You’ll have no recourse if that happens.

4. Demand Deletion if Sprint Collections Can’t Fully Validate the Debt

Earlier, we said that collection agencies are legally required to provide you with the debt validation letter.

If they don’t, or if the letter comes back incomplete, you can challenge the validity of the collection and demand it be dropped.

If the company doesn’t cooperate, you can open a dispute with the three credit bureaus: Experian, Equifax and TransUnion.

They’ll be required to investigate within 30 days, and if the collection agency doesn’t provide complete validation of the debt, the credit bureaus will remove it from your credit reports.

In most cases, however, the collection agency will continue their collection efforts against you.

When that happens, you may need to get legal representation or work with a credit repair service.

5. Settle the Debt for Less than the Full Amount Owed

This is a common way collection accounts are settled. It won’t remove the collection account from your credit reports, but it will enable you to close the account for a lot less money than the agency wants.

You’ll send the collection agency a letter proposing to settle the account for a reduced amount.

We recommend your initial offer be 50% or less of the original balance.

If the company is willing to negotiate, they’ll send a counteroffer. It will be closer to the full amount, but it will confirm that settlement is possible.

Continue negotiating until you reach a settlement amount both sides can agree on.

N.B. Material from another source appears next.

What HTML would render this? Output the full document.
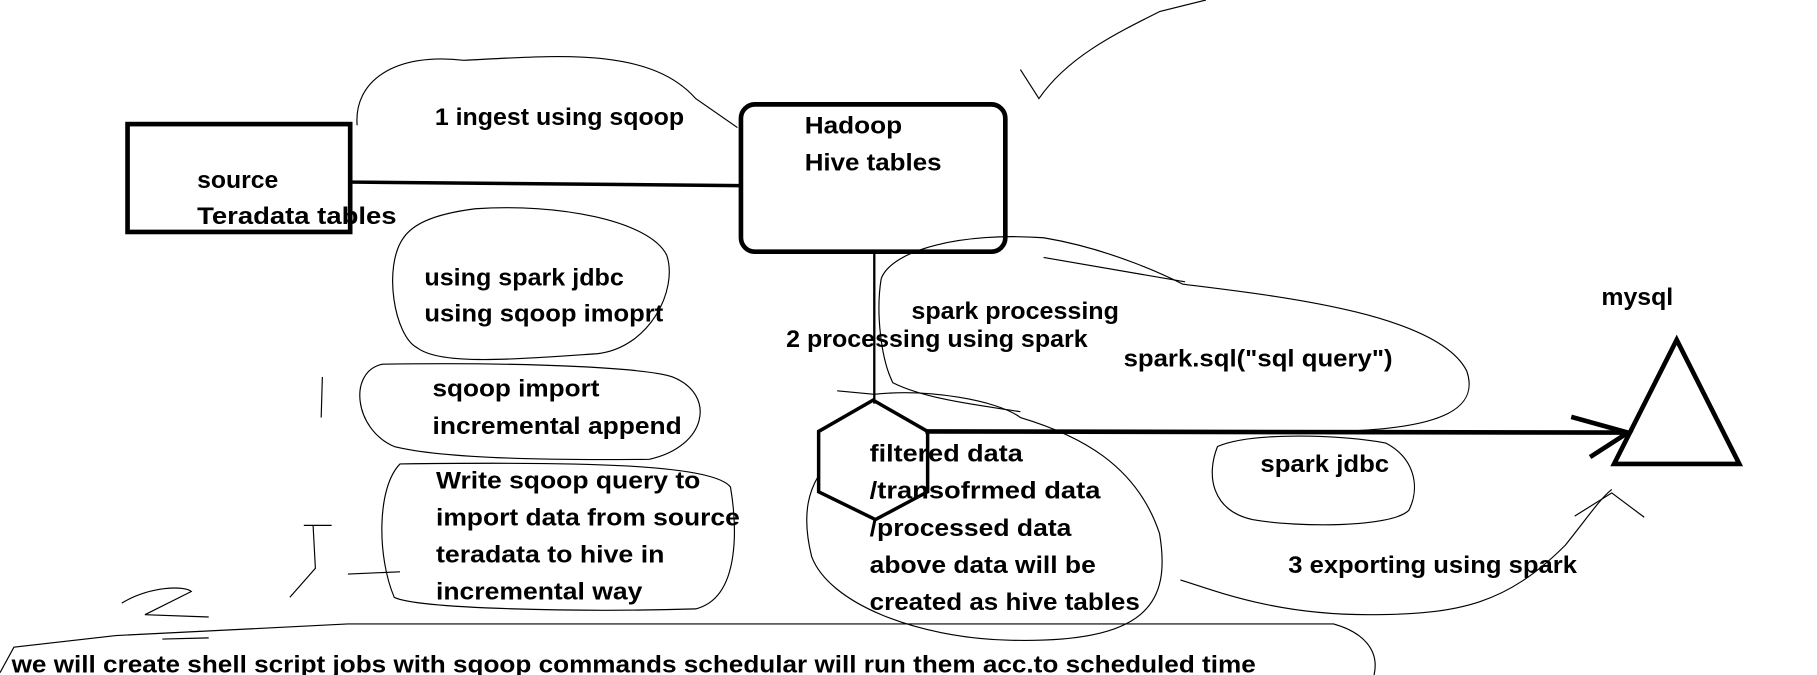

When the collection agency agrees, demand they confirm their agreement in writing.

That must include confirmation they’re accepting the reduced amount in full satisfaction of the entire balance, they’ll terminate collection efforts against you, and they’ll report the account as fully paid to the three credit bureaus.

If you send money before receiving the letter, the collection agency may accept your money as a partial payment, then continue to come after you for the balance.

That’s why you must wait for the letter from the collection agency before sending any money.